Like the Penguin, the Riddler is only really interested in the game. Exactly as he did in “If You’re So Smart, Why Aren’t You Rich?” the Riddler has kidnapped someone just to force Batman to run a maze. The big difference is this time the “maze” is virtual, and the Riddler can fulfill his true destiny as a 5th dimensional imp, effortlessly weaving the landscape around him into surrealist patterns. Nygma bases his imaginary world on the works of Escher, Tenniel, and Dali. Everyone, especially Robin, is very impressed with the Riddler’s ability to create a believable world inside a computer, which means a) “Riddle of the Minotaur” looks even crappier in comparison and b) clearly no one saw the Mad Hatter’s dream making machine or Hugo Strange’s mind reading device.

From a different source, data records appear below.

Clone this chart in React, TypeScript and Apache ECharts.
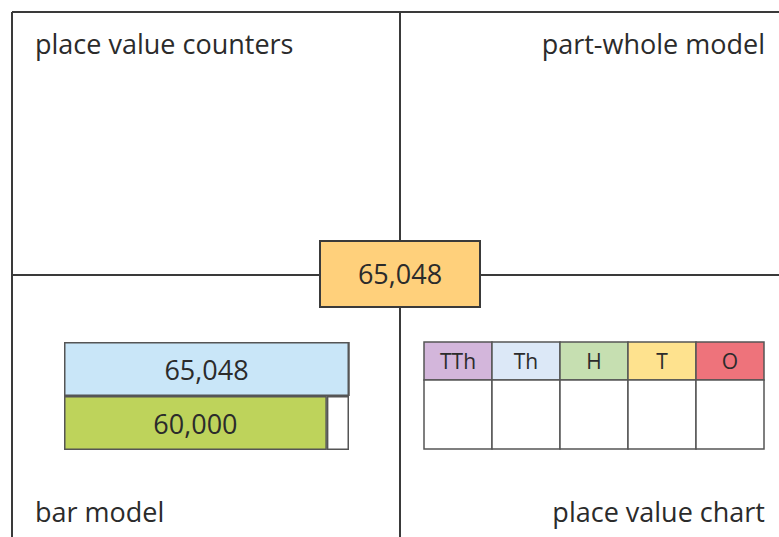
import React, { useEffect, useRef } from "react";
import * as echarts from "echarts";

const centerValue = "65,048";
const quadrantLabels = ["place value counters", "part-whole model", "bar model", "place value chart"];
const barRows = ["whole", "part"];
const barValues = [65048, 60000];
const barRemainder = [0, 5048];
const placeHeaders = ["TTh", "Th", "H", "T", "O"];
const placeColors = ["#D3B6DB", "#DCE8F7", "#C6DFB1", "#FEE28E", "#EE737B"];

const FONT = "'Open Sans', 'Noto Sans', sans-serif";
const INK = "#2b2b2b";
const LINE = "#3a3a3a";

export default function App() {
  const ref = useRef<HTMLDivElement>(null);
  useEffect(() => {
    if (!ref.current) return;
    const chart = echarts.init(ref.current, null, { renderer: "svg" });
    const fmt = (v: number) => v.toLocaleString("en-US");

    const graphics: any[] = [];
    const lw = 2;
    graphics.push(
      { type: "line", shape: { x1: 12, y1: 12, x2: 779, y2: 12 }, style: { stroke: LINE, lineWidth: lw } },
      { type: "line", shape: { x1: 12, y1: 12, x2: 12, y2: 537 }, style: { stroke: LINE, lineWidth: lw } },
      { type: "line", shape: { x1: 400, y1: 12, x2: 400, y2: 537 }, style: { stroke: LINE, lineWidth: lw } },
      { type: "line", shape: { x1: 12, y1: 275, x2: 779, y2: 275 }, style: { stroke: LINE, lineWidth: lw } }
    );
    graphics.push({
      type: "rect",
      shape: { x: 320, y: 241, width: 160, height: 66 },
      style: { fill: "#FFD07B", stroke: LINE, lineWidth: 2 },
      z: 10,
    });
    graphics.push({
      type: "text",
      x: 400,
      y: 273,
      style: { text: centerValue, fill: INK, font: `27px ${FONT}`, align: "center", verticalAlign: "middle" },
      z: 11,
    });
    const labelPos = [
      { x: 35, y: 43, align: "left" },
      { x: 765, y: 43, align: "right" },
      { x: 35, y: 511, align: "left" },
      { x: 765, y: 511, align: "right" },
    ];
    quadrantLabels.forEach((t, i) => {
      graphics.push({
        type: "text",
        x: labelPos[i].x,
        y: labelPos[i].y,
        style: { text: t, fill: INK, font: `27px ${FONT}`, align: labelPos[i].align, verticalAlign: "middle" },
      });
    });
    const px = 424, py = 342, cw = 68, hh = 38, bh = 69;
    placeHeaders.forEach((h, i) => {
      graphics.push({
        type: "rect",
        shape: { x: px + i * cw, y: py, width: cw, height: hh },
        style: { fill: placeColors[i], stroke: "#555", lineWidth: 1.5 },
      });
      graphics.push({
        type: "rect",
        shape: { x: px + i * cw, y: py + hh, width: cw, height: bh },
        style: { fill: "#ffffff", stroke: "#555", lineWidth: 1.5 },
      });
      graphics.push({
        type: "text",
        x: px + i * cw + cw / 2,
        y: py + hh / 2,
        style: { text: h, fill: INK, font: `21px ${FONT}`, align: "center", verticalAlign: "middle" },
      });
    });

    chart.setOption({
      animation: false,
      grid: { left: 64, top: 342, width: 285, height: 108 },
      xAxis: { type: "value", min: 0, max: barValues[0], show: false },
      yAxis: { type: "category", data: barRows, inverse: true, show: false },
      series: [
        {
          type: "bar",
          stack: "b",
          barCategoryGap: 0,
          data: barValues.map((v, i) => ({
            value: v,
            itemStyle: { color: i === 0 ? "#C9E6F8" : "#BED35B" },
          })),
          itemStyle: { borderColor: "#555", borderWidth: 1.5 },
          label: {
            show: true,
            position: "inside",
            formatter: (p: any) => fmt(p.value),
            color: INK,
            fontSize: 27,
            fontFamily: FONT,
          },
        },
        {
          type: "bar",
          stack: "b",
          barCategoryGap: 0,
          data: barRemainder,
          itemStyle: { color: "#ffffff", borderColor: "#555", borderWidth: 1.5 },
        },
      ],
      graphic: graphics,
    });
    return () => chart.dispose();
  }, []);
  return <div ref={ref} style={{ width: 779, height: 537, position: "fixed", left: 0, top: 0, background: "#fff" }} />;
}
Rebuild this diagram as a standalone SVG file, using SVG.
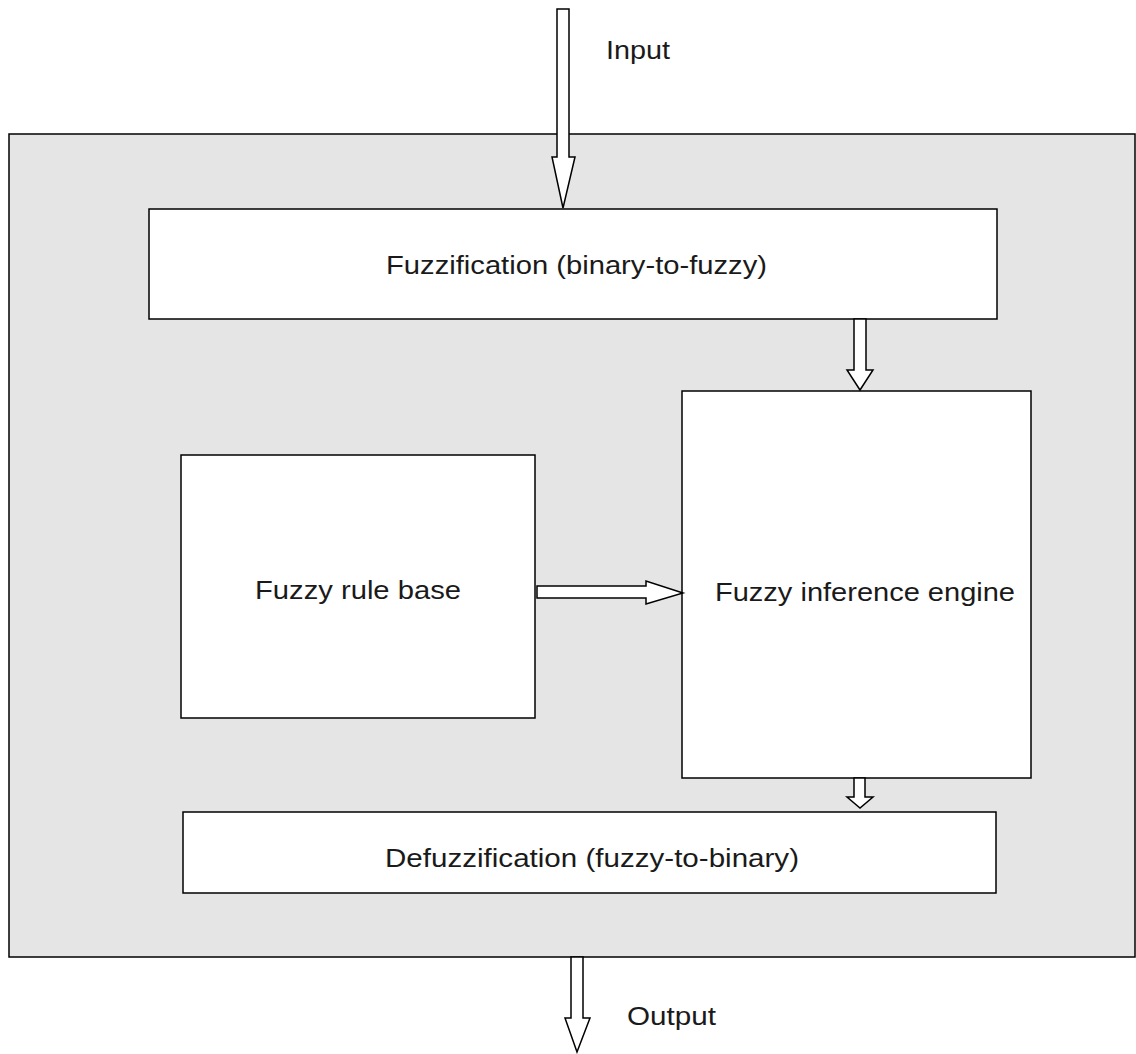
<svg xmlns="http://www.w3.org/2000/svg" width="1136" height="1054" viewBox="0 0 1136 1054">
  <style>
    .box { fill: #ffffff; stroke: #000000; stroke-width: 1.5; }
    .frame { fill: #e5e5e5; stroke: #000000; stroke-width: 1.5; }
    .arrow { fill: #ffffff; stroke: #000000; stroke-width: 1.5; stroke-linejoin: miter; }
    .label { font-family: "Liberation Sans", Arial, sans-serif; font-size: 26px; fill: #1a1a1a; }
  </style>
  <rect width="1136" height="1054" fill="#ffffff"/>

  <!-- outer system frame -->
  <g id="system">
    <rect class="frame" x="9" y="134" width="1126" height="823"/>
  </g>

  <g id="fuzzification">
    <rect class="box" x="149" y="209" width="848" height="110"/>
    <text class="label" x="386" y="274" textLength="381" lengthAdjust="spacingAndGlyphs">Fuzzification (binary-to-fuzzy)</text>
  </g>

  <g id="rule-base">
    <rect class="box" x="181" y="455" width="354" height="263"/>
    <text class="label" x="255" y="599" textLength="206" lengthAdjust="spacingAndGlyphs">Fuzzy rule base</text>
  </g>

  <g id="inference-engine">
    <rect class="box" x="682" y="391" width="349" height="387"/>
    <text class="label" x="715" y="601" textLength="300" lengthAdjust="spacingAndGlyphs">Fuzzy inference engine</text>
  </g>

  <g id="defuzzification">
    <rect class="box" x="183" y="812" width="813" height="81"/>
    <text class="label" x="385" y="867" textLength="414" lengthAdjust="spacingAndGlyphs">Defuzzification (fuzzy-to-binary)</text>
  </g>

  <g id="io-labels">
    <text class="label" x="606" y="59" textLength="64" lengthAdjust="spacingAndGlyphs">Input</text>
    <text class="label" x="627" y="1025" textLength="89" lengthAdjust="spacingAndGlyphs">Output</text>
  </g>

  <!-- block arrows between stages -->
  <g id="connectors">
    <polygon class="arrow" points="557,9 569,9 569,157 575,157 563,208 552,157 557,157"/>
    <polygon class="arrow" points="854,319 866,319 866,370 873,370 860,390 847,370 854,370"/>
    <polygon class="arrow" points="537,586 646,586 646,581 683,593 646,604 646,598 537,598"/>
    <polygon class="arrow" points="854,778 865,778 865,797 873,797 860,808 847,797 854,797"/>
    <polygon class="arrow" points="571,957 583,957 583,1018 590,1018 577,1052 565,1018 571,1018"/>
  </g>
</svg>
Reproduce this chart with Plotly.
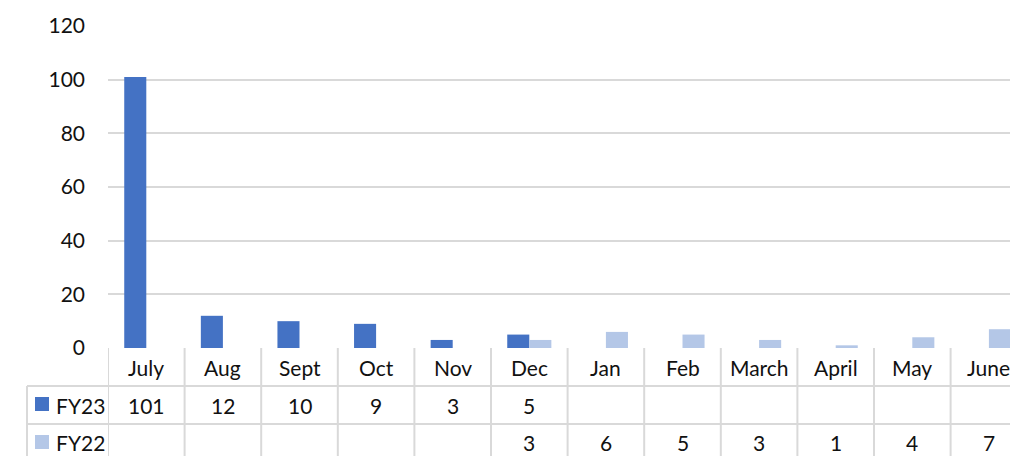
import plotly.graph_objects as go

MONTHS = ["July", "Aug", "Sept", "Oct", "Nov", "Dec", "Jan", "Feb", "March", "April", "May", "June"]
FY23 = [101, 12, 10, 9, 3, 5, None, None, None, None, None, None]
FY22 = [None, None, None, None, None, 3, 6, 5, 3, 1, 4, 7]
SERIES = ["FY23", "FY22"]
COLORS = ["#4472C4", "#B4C7E7"]
Y_TICKS = [0, 20, 40, 60, 80, 100, 120]

FONT = "Lato, 'Open Sans', sans-serif"
GRID = "#D9D9D9"
TXT = "#111111"

# pixel layout helpers (plot area 108..1010 x 26..348)
L, T, B = 108, 26, 108
PW, PH = 1010 - L, 456 - T - B
CAT_W = 76.6


def py(px_y):
    """pixel y -> paper y"""
    return (456 - B - px_y) / PH


def px(px_x):
    """pixel x -> paper x"""
    return (px_x - L) / PW


fig = go.Figure()
x_idx = list(range(len(MONTHS)))
for name, vals, col in zip(SERIES, [FY23, FY22], COLORS):
    fig.add_trace(go.Bar(x=x_idx, y=vals, name=name, marker_color=col,
                         marker_line_width=0))

shapes = []
# table grid: vertical lines at category boundaries
for i in range(len(MONTHS) + 1):
    shapes.append(dict(type="line", xref="x", yref="paper", x0=i - 0.5, x1=i - 0.5,
                       y0=0, y1=py(470), line=dict(color=GRID, width=2)))
# horizontal row lines
for yy in [386, 424]:
    shapes.append(dict(type="line", xref="paper", yref="paper", x0=px(27), x1=1.05,
                       y0=py(yy), y1=py(yy), line=dict(color=GRID, width=2)))
shapes.append(dict(type="line", xref="paper", yref="paper", x0=px(27), x1=px(27),
                   y0=py(386), y1=py(470), line=dict(color=GRID, width=2)))
# legend keys
for yy, col in zip([397, 435], COLORS):
    shapes.append(dict(type="rect", xref="paper", yref="paper", x0=px(35), x1=px(49),
                       y0=py(yy), y1=py(yy + 14), fillcolor=col, line_width=0))

annotations = []
row_y = [py(367), py(405), py(442)]
cell_font = dict(size=21, color=TXT, family=FONT)
for i, m in enumerate(MONTHS):
    annotations.append(dict(x=i, y=row_y[0], xref="x", yref="paper", text=m,
                            xanchor="center", yanchor="middle",
                            showarrow=False, font=cell_font))
    for r, vals in enumerate([FY23, FY22]):
        if vals[i] is not None:
            annotations.append(dict(x=i, y=row_y[r + 1], xref="x", yref="paper",
                                    text=str(vals[i]), xanchor="center", yanchor="middle",
                                    showarrow=False, font=cell_font))
for r, name in enumerate(SERIES):
    annotations.append(dict(x=px(54), y=row_y[r + 1], xref="paper", yref="paper",
                            text=name, xanchor="left", yanchor="middle", showarrow=False,
                            font=cell_font))

fig.update_layout(
    width=1010, height=456,
    margin=dict(l=L, r=0, t=T, b=B),
    paper_bgcolor="white", plot_bgcolor="white",
    barmode="group", bargap=0.424, bargroupgap=0,
    showlegend=False,
    shapes=shapes, annotations=annotations,
    xaxis=dict(range=[-0.5, -0.5 + PW / CAT_W], showticklabels=False, showgrid=False,
               zeroline=False, showline=False, ticks=""),
    yaxis=dict(range=[0, 120], tickvals=Y_TICKS, showgrid=True, gridcolor=GRID,
               gridwidth=1.5, zeroline=False, showline=False, ticks="",
               ticklabelstandoff=22,
               tickfont=dict(size=21, color=TXT, family=FONT)),
)

fig.write_html("out.html", config={"displayModeBar": False},
               post_script="document.body.style.margin='0';")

The Riddler and video games go together like peanut butter and jelly, especially 3D platform games. There’s the constant voice of disapproval, watching and taunting you through the game (John Glover is even better in this episode than his first, more teasing and always so very, very calm). There’s a mixture of physical and mental challenges. There’re set piece battles that lead one from the other with little explanation, just because he wrote a chess puzzle and a constellation puzzle, and wanted to use both. The Joker’s the more famous villain, so he’s usually the big bad of any Batman video game, but it really should always be the Riddler. (In fact, there’s an argument that the Riddler really is the main villain of Batman: Arkham Asylum, an idea that’s further developed in Arkham City, where the Riddler takes over all of the bonus levels.)
My only problem with this episode is the resolution. Not Batman doubling his avatar and tricking the Riddler into breaking his world, another good example of beating the Riddler by refusing to play his game. I have a problem with the Riddler getting caught in his own game. Like the Joker tripping on a banana peal, it’s victory for Batman through dumb luck rather than actual skill. I guess there was a note that the Riddler couldn’t get away after beating Batman twice.